I’ve taken leave from work and am living in a world called Motelville
And how they groaned over the memory of the dads who would refuse to stop anywhere along the way, since it was so deeply important that you arrived before the 2pm check-in, and thus be able to enjoy every second of your accommodation. A five-year-old with a need to pee was not going to sway this particular Jack Brabham from his mission.
Then, as Jocasta and I sat and smiled, our friends would move on to the tinea in the showers at the caravan park, or the locked cupboard in the beachside rental in which the owner had stored everything that made the house habitable.
We enjoyed the stories, even if we couldn’t participate, and the whole thing, of course, left us thinking that Australian motels were the height of glamour. If you are denied something, you love it all the more.
So, Jocasta and I – whenever funds would allow – served up motels to our boys. They had the chance to marvel at the tiny cakes of soap, and the free packets of slightly substandard biscuits, and the bed on which you were allowed to jump (unlike the one at home), and the toilet that came wearing a sash – “sanitised for your protection” – as if it had won first prize at the Royal Easter Show.
Now years on, the kids have grown up, and the family holiday is no more. But, right now, there’s a chance for me to relive the dream – the dream I missed out on when I was eight. I’ve taken leave from work and am living in a world called Motelville. I go from town to town, talking about my new book to anyone who’ll listen. At the moment, it’s a couple of towns on the New England Highway. The motels, I must report, now cost rather more than $40 a night. OK, they’re not quite Raffles in Singapore, but, to me, they are glorious.

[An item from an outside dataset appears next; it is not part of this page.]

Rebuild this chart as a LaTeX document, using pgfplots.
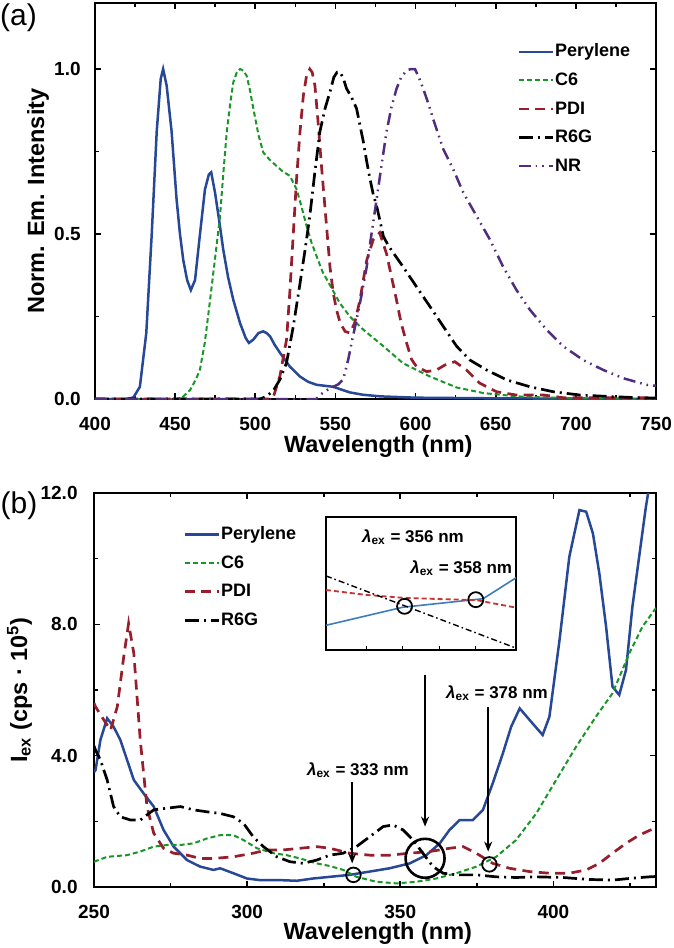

Your own room. No grass to mow. No laundry to fold. A TV you can tune to any old rubbish.
And then, of course, the motel breakfast, delivered via that slot in the wall. Wholemeal or white? Honey or jam? Coco Pops or Special K? Or, perchance, the full cooked breakfast?
The ageing narrator of T.S. Eliot’s Love Song of J. Alfred Prufrock has tired of spending “restless nights in one-night cheap motels”, so much so he makes a break for it, wandering along a beach and asking whether he should eat a peach.
I, meanwhile, sit with pen hovering above the motel’s breakfast menu. Like Prufrock, “I grow old … I grow old”, but for me it will be a restful night in a one-night, quite costly, motel. And I don’t care either way about the eating of a peach. I just need to know this: do I dare order the side serve of sausage?